Corner Brook Pulp and Paper Limited announced Wednesday the company will not re-start the Corner Brook mill’s idled Number 4 paper-making machine. The move will result in the loss of 130 jobs.
The move is blamed on deteriorating markets.
The Premier and other members of cabinet met with union officials on Wednesday afternoon at the government’s main office building in Corner Brook.
"There's no numbers put on the table from a perspective of … 'government, give us a cheque for this amount of money.' But [what] we have said is that we're prepared to play our part quite simply as we always have in any of these situations," [Premier Danny] Williams said.
"Our primary concern at these times is always the workers, the workers who are affected right now. And this mill needs to stay viable and competitive and needs to stay alive. And that's what we're discussing."

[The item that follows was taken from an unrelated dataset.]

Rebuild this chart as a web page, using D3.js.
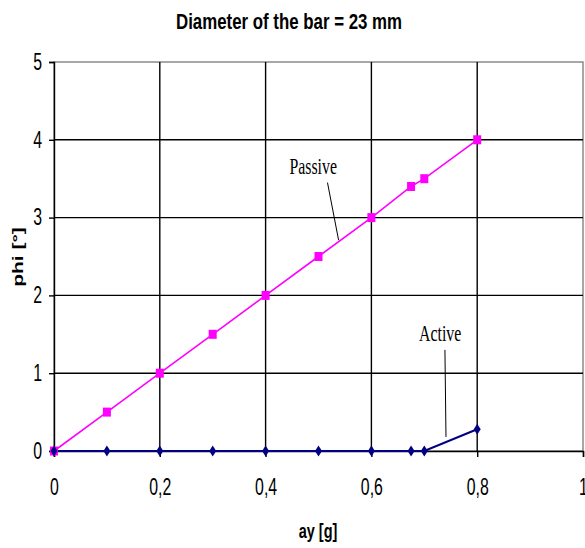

That tone compares markedly to the confrontational one that characterized government discussions with AbitibiBowater in Grand Falls-Windsor before that mill closed earlier this year.
Corner Brook is represented in the House of Assembly by the Premier and justice minister Tom Marshall.
In a related story, loggers are protesting on the Great Northern Peninsula to draw attention to their plight.
The forestry industry employs between 400 and 500 people on the peninsula.
The protest was called off around midday [Tuesday] to give politicians time to respond to the loggers. [Spokesman Ralph]Payne said Transportation and Works Minister Trevor Taylor, who is the Tory legislature member for The Straits and White Bay North, did call Tuesday afternoon and agreed to meet with the association Thursday, but Payne wants more than that.
“We want to meet with all four of them and that includes Trevor Taylor, Natural Resources Minister Kathy Dunderdale and the two other MHAs from the area, Wally Young (Tory legislature member for St. Barbe) and Darryl Kelly (the Tory legislature member for Humber Valley),” said Payne.